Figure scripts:
________________

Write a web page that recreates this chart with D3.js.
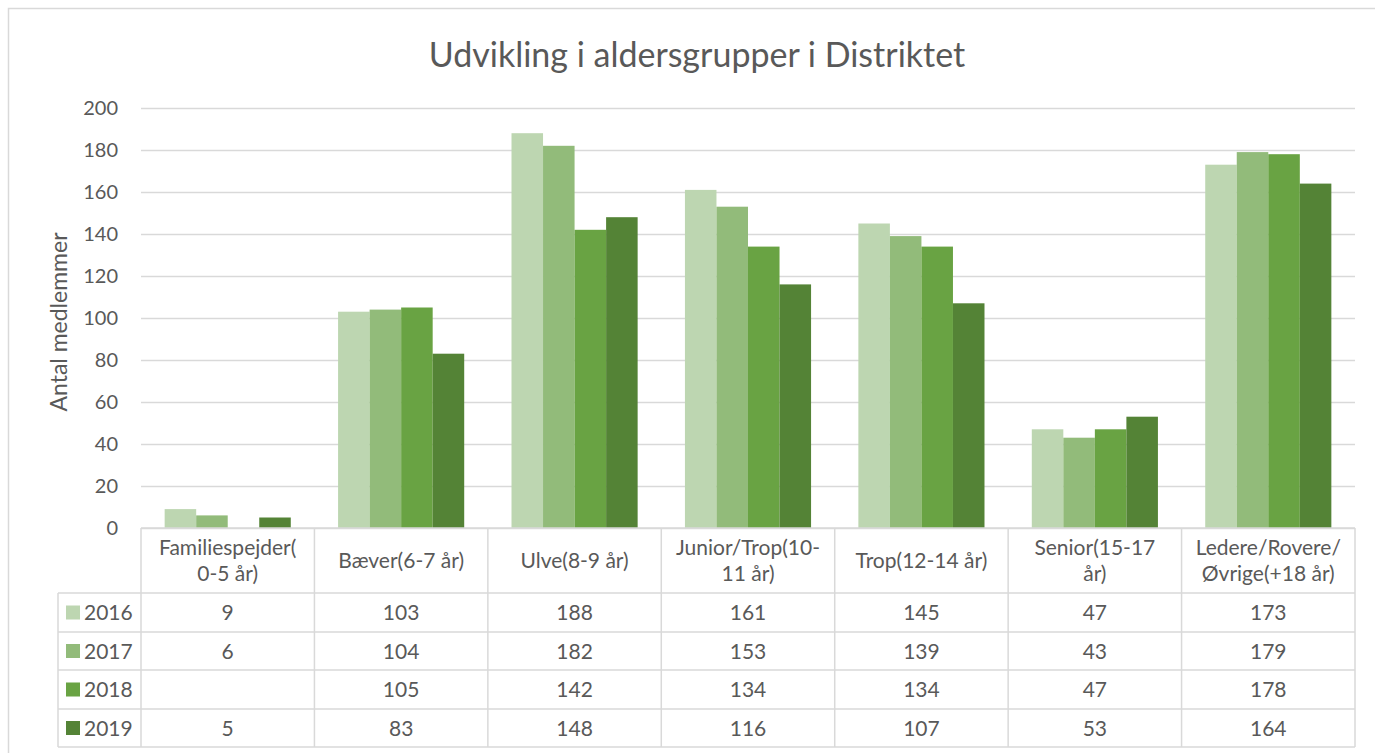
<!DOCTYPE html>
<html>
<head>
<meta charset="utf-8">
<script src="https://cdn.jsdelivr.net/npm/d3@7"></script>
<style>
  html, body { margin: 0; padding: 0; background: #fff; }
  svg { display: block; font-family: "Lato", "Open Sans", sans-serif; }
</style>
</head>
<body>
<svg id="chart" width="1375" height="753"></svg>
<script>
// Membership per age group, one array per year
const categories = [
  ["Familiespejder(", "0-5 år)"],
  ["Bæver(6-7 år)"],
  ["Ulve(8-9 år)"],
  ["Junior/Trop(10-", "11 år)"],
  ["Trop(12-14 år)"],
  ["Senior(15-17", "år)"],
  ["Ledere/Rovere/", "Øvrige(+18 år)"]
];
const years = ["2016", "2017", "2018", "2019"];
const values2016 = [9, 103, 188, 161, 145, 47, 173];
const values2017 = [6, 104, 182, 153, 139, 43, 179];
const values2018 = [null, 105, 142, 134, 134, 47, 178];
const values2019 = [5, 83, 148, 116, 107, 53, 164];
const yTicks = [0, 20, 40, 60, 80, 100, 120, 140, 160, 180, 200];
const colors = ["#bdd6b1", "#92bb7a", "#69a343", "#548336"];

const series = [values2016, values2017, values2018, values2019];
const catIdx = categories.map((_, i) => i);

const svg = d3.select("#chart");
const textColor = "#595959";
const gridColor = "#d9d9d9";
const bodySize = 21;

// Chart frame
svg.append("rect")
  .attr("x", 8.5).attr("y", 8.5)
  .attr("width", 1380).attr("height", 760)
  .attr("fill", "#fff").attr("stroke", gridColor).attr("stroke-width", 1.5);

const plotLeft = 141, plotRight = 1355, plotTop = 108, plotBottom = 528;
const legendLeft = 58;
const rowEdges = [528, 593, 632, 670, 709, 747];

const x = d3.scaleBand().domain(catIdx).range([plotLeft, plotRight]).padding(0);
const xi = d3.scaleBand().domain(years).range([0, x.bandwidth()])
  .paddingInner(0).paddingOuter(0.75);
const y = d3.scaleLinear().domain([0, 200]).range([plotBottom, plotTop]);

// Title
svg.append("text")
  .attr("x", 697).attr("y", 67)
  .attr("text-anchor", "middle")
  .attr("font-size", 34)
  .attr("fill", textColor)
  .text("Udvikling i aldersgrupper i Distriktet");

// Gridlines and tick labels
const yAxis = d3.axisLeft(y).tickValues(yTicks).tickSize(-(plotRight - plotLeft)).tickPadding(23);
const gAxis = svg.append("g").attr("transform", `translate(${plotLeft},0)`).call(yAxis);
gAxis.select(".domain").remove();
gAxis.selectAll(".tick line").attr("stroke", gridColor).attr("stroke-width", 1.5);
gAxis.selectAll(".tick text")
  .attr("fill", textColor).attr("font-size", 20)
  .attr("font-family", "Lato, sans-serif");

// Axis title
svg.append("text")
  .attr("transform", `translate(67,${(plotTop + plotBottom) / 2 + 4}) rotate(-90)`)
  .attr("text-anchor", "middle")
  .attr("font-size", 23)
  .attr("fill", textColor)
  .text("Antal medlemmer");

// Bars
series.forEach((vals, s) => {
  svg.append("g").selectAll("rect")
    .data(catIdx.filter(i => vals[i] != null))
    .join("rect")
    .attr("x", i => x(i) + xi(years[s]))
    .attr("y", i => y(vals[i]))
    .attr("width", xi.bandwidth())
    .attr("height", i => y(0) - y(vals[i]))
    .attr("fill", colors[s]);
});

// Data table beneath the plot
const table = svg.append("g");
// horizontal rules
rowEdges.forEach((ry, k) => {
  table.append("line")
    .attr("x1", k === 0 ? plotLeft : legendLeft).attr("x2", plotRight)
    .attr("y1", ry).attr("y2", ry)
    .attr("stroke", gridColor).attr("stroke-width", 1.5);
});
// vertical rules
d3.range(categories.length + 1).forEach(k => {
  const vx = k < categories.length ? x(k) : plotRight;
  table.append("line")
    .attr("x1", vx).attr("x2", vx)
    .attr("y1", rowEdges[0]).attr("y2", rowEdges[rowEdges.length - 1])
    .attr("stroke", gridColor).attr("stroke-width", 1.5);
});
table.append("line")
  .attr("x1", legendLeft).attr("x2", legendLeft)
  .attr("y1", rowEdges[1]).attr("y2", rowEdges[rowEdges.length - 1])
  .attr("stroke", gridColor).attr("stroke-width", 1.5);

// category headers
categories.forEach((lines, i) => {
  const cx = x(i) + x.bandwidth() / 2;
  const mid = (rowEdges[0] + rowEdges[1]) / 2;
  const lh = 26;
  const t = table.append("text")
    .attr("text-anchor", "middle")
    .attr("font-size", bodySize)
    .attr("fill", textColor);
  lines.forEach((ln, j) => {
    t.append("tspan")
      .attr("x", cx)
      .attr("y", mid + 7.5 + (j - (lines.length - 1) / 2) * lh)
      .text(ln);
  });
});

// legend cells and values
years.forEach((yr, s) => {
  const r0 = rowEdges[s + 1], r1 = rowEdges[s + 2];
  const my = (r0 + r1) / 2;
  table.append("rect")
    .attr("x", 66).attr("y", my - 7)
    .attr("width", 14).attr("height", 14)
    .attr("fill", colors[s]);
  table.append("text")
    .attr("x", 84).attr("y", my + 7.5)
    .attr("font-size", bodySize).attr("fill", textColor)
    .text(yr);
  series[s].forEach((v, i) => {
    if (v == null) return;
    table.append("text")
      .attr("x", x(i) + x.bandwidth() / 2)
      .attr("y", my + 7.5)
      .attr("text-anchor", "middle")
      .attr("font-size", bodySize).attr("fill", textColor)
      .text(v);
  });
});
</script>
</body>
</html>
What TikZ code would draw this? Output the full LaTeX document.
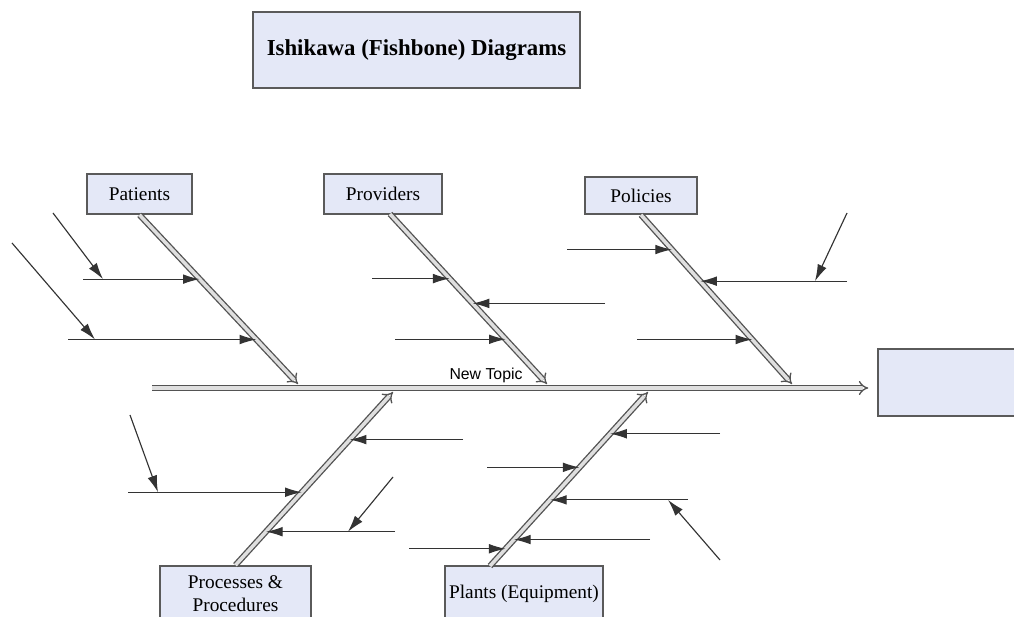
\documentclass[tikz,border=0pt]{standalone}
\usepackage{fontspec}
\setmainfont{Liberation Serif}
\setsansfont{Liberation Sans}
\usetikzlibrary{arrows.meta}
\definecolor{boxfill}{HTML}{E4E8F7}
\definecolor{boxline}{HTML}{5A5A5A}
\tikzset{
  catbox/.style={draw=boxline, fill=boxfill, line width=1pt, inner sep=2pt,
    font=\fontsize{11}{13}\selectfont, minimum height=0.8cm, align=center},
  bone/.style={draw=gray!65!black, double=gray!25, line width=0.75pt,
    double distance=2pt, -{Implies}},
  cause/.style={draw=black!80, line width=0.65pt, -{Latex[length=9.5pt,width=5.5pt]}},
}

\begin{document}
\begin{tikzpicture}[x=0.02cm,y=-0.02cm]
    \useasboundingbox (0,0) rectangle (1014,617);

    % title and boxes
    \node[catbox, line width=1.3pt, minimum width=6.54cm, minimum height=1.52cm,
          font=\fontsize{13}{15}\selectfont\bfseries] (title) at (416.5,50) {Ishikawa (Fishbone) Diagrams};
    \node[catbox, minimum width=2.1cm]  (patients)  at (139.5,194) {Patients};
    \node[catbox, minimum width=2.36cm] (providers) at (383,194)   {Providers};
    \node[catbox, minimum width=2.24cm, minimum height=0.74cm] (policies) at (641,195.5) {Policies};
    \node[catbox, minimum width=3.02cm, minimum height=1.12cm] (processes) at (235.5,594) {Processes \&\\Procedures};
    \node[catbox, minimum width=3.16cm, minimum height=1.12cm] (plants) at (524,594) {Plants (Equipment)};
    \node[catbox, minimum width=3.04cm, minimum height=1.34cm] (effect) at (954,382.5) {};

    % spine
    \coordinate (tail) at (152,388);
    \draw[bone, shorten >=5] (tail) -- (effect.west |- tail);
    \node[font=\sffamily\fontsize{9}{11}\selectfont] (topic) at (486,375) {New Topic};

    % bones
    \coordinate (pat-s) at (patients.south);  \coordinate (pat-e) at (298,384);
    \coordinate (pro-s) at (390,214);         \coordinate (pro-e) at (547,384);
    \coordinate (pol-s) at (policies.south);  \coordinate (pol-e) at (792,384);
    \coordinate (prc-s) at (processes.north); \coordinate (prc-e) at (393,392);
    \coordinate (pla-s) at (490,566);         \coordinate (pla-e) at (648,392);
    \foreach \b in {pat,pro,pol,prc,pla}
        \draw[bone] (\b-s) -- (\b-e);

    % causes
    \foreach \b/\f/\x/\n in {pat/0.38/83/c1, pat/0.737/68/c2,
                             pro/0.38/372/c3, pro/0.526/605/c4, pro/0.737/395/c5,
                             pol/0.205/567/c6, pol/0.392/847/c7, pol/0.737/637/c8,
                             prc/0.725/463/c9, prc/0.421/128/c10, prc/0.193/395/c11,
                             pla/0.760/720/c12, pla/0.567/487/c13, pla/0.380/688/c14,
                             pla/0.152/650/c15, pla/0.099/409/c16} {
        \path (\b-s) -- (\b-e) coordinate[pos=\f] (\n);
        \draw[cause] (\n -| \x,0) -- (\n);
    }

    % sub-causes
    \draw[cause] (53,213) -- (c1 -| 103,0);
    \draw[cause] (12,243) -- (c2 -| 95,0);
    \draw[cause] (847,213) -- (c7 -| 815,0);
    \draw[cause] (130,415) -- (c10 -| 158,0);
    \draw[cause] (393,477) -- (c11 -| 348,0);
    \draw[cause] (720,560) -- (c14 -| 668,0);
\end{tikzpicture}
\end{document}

________________

■ **Written exercise**: Copy, from the material, each line that holds the string "this".

■ **Result below**:
Write a web page that recreates this chart with D3.js.
What TikZ code would draw this? Output the full LaTeX document.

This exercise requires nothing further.